Święty oczami pielgrzymów

Modlili się i płakali, były to jednak łzy radości - jakże inne od tych, które wylewali tu w roku 2005. Bo od dziś Jan Paweł II wraz z Janem XXIII są już świętymi. W uroczystej kanonizacji obydwu papieży na Placu św. Piotra wzięły udział prawdziwe tłumy wiernych. Wielu nawet nie starało się ukryć wzruszenia.

Przybyli tu z całego świata, najliczniej oczywiście z Polski, ci w tłumie pielgrzymów jak zwykle byli najbardziej widoczni. Nad Placem św. Piotra i wychodzącej na Watykan Via della Conciliazione powiewały flagi i transparenty z Krakowa, Nowego Targu, Zielonej Góry, Trzebiatowa, Rawicza, Poznania, Gdańska, Szczecina, Słupska, Ostrołęki czy Rybnika. Do Italii dotarli samolotami, busami, rowerami a nawet... pieszo. Niektórym podróż zajęła dni, innym tygodnie, wszyscy zgodnie podkreślali jednak, że było warto.
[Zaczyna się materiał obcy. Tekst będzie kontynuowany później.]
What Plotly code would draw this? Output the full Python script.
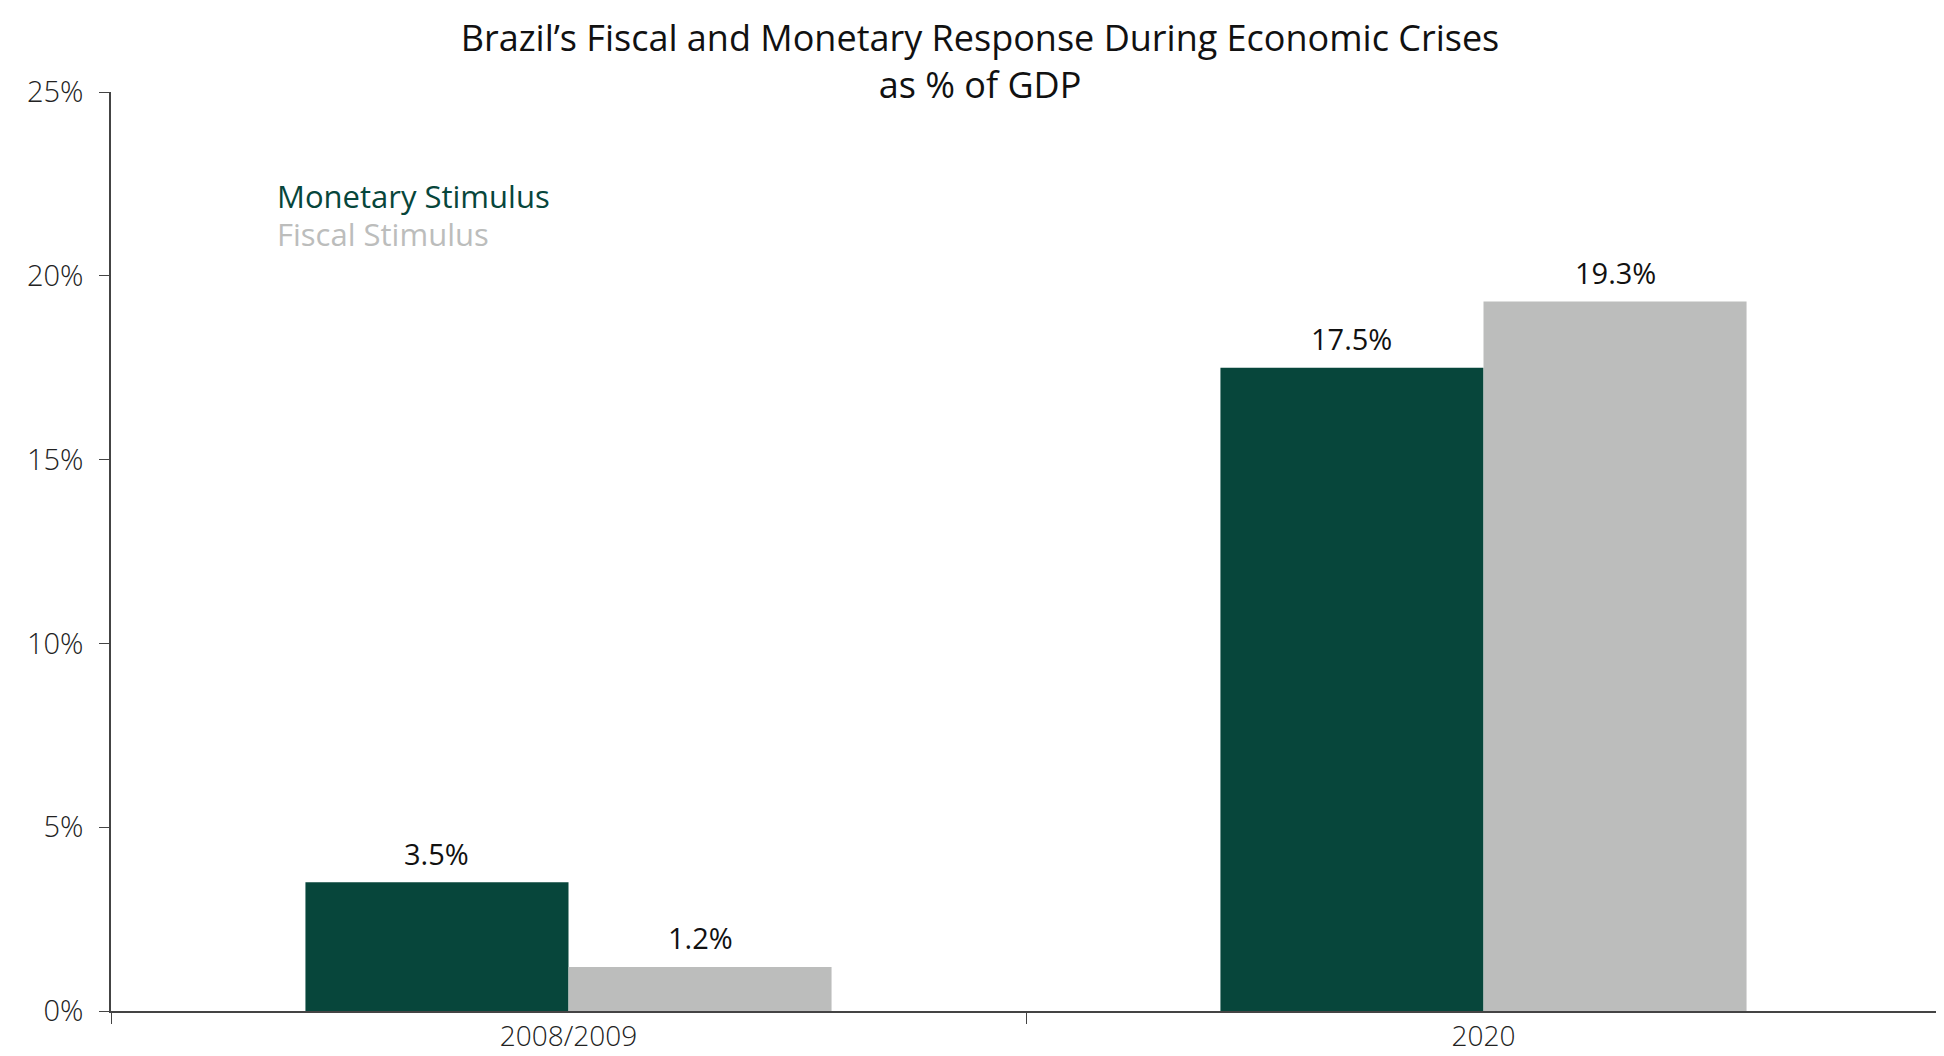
import plotly.graph_objects as go

categories = ["2008/2009", "2020"]
monetary = [3.5, 17.5]
fiscal = [1.2, 19.3]
series_names = ["Monetary Stimulus", "Fiscal Stimulus"]
y_ticks = [0, 5, 10, 15, 20, 25]
y_tick_labels = ["0%", "5%", "10%", "15%", "20%", "25%"]

GREEN = "#07463B"
GRAY = "#BCBDBC"
FONT = "Open Sans"

W, H = 1944, 1056
ML, MR, MT, MB = 103, 11, 84, 53
BARGAP = 0.425

fig = go.Figure()
series = [(series_names[0], monetary, GREEN), (series_names[1], fiscal, GRAY)]
for name, vals, col in series:
    fig.add_trace(go.Bar(
        x=categories, y=vals, name=name,
        marker=dict(color=col, line=dict(width=0)),
    ))

# value labels above bars (category axis: annotations use category index)
plot_w = W - ML - MR
bar_w = plot_w / len(categories) * (1 - BARGAP) / len(series)
for si, (name, vals, col) in enumerate(series):
    shift = (si - (len(series) - 1) / 2) * bar_w
    for ci, v in enumerate(vals):
        fig.add_annotation(
            x=ci, y=v, xref="x", yref="y", text=f"{v:.1f}%",
            showarrow=False, xshift=shift, yshift=29,
            xanchor="center", yanchor="middle",
            font=dict(family=FONT, size=29, color="#111111"),
        )

fig.update_layout(
    width=W, height=H,
    barmode="group", bargap=BARGAP, bargroupgap=0,
    plot_bgcolor="white", paper_bgcolor="white",
    showlegend=False,
    margin=dict(l=ML, r=MR, t=MT, b=MB, autoexpand=False),
    title=dict(
        text="Brazil’s Fiscal and Monetary Response During Economic Crises<br>as % of GDP",
        x=0.5, xanchor="center", xref="container",
        y=1 - 43 / H, yref="container", yanchor="middle",
        font=dict(family=FONT, size=36, color="#111111"),
    ),
    font=dict(family=FONT),
)

fig.update_xaxes(
    type="category", range=[-0.5, len(categories) - 0.5], autorange=False,
    showline=True, linecolor="#444444", linewidth=1.5,
    ticks="outside", tickson="boundaries", ticklen=11, tickcolor="#444444", tickwidth=1.2,
    tickfont=dict(family=FONT, size=28, color="#222222", weight=300),
    ticklabelstandoff=0,
    showgrid=False,
)
fig.update_yaxes(
    range=[0, 25], autorange=False,
    tickvals=y_ticks, ticktext=y_tick_labels,
    showline=True, linecolor="#444444", linewidth=1.5,
    ticks="outside", ticklen=10, tickcolor="#444444", tickwidth=1.2,
    tickfont=dict(family=FONT, size=29, color="#222222", weight=300),
    ticklabelstandoff=10,
    showgrid=False, zeroline=False,
)

legend_y = [0.887, 0.846]
for name, col, yy in zip(series_names, [GREEN, GRAY], legend_y):
    fig.add_annotation(
        text=name, xref="paper", yref="paper", x=0.0896, y=yy,
        xanchor="left", yanchor="middle", showarrow=False,
        font=dict(family=FONT, size=31, color=col),
    )

fig.write_html("out.html")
- Co tu dużo mówić, wielkie przeżycie, jedyne w swoim rodzaju, niepowtarzalne, historyczne. Takie które będzie można wspominać przez wieki a nie tylko przez lata, dla siebie, dla rodziny no i oczywiście dla Pana Boga - uśmiecha się Wojciech Żebrowski, który z dumą podkreśla, że miał zaszczyt być na audiencji zarówno u Jana Pawła II jak i Jana XXIII.

- To duma dla wszystkich Polaków, powinniśmy się z tego wszyscy cieszyć, zarówno wierzący jak i niewierzący, że mamy takiego wspaniałego świętego. To wydarzenie nie do przecenienia - dodaje Jadwiga Sienkiewicz ze Szczecina.

Z kanonizacji papieża „z dalekiego kraju” w Wiecznym Mieście cieszyli się jednak nie tylko rodacy, bo hołd Janowi Pawłowi II podobnie jak w trakcie pogrzebu czy beatyfikacji przyjechał tam oddać praktycznie cały świat. Tu w Watykanie po raz kolejny okazało się, że „Pokolenie JP 2" swoim zasięgiem obejmuje cały glob.

- Dorastałem z tym papieżem, był inspiracją dla całej mojej rodziny, symbolem i wcieleniem dobra jakie Kościół czynił i wciąż czyni na całym świecie. Jego umiejętność przekraczania barier, granic państw, ideologii zdumiewała wszystkich, co widać choćby po flagach, mamy tu przecież Boliwię, Liban, Wybrzeże Kości Słoniowej, on po prostu potrafił docierać do wszystkich - zdradza Nick Churk z Nowego Yorku.

- Jan Paweł II i Jan XXIII zmienili Kościół, nauczyli nas jak nie tracić ducha, być bardziej ludźmi a równocześnie żyć jak Chrystus, pokazali że to naprawdę jest możliwe. To kwintesencja ich nauczania z którego powinniśmy dziś czerpać, przyjechałem tu z całą rodziną, by im za to podziękować - tłumaczy Omar Costaniella z Meksyku.

W sumie w kanonizacji dwóch papieży uczestniczyło 800 tys. wiernych, z czego pół miliona było na Placu św. Piotra, Via della Cociliazione i okolicach. Głośno i kolorowo było zwłaszcza na „ulicy Pojednania”, nic dziwnego tamtędy dość zaskakująco po Eucharystii przejechało papieskie papamobile z Ojcem Świętym Franciszkiem.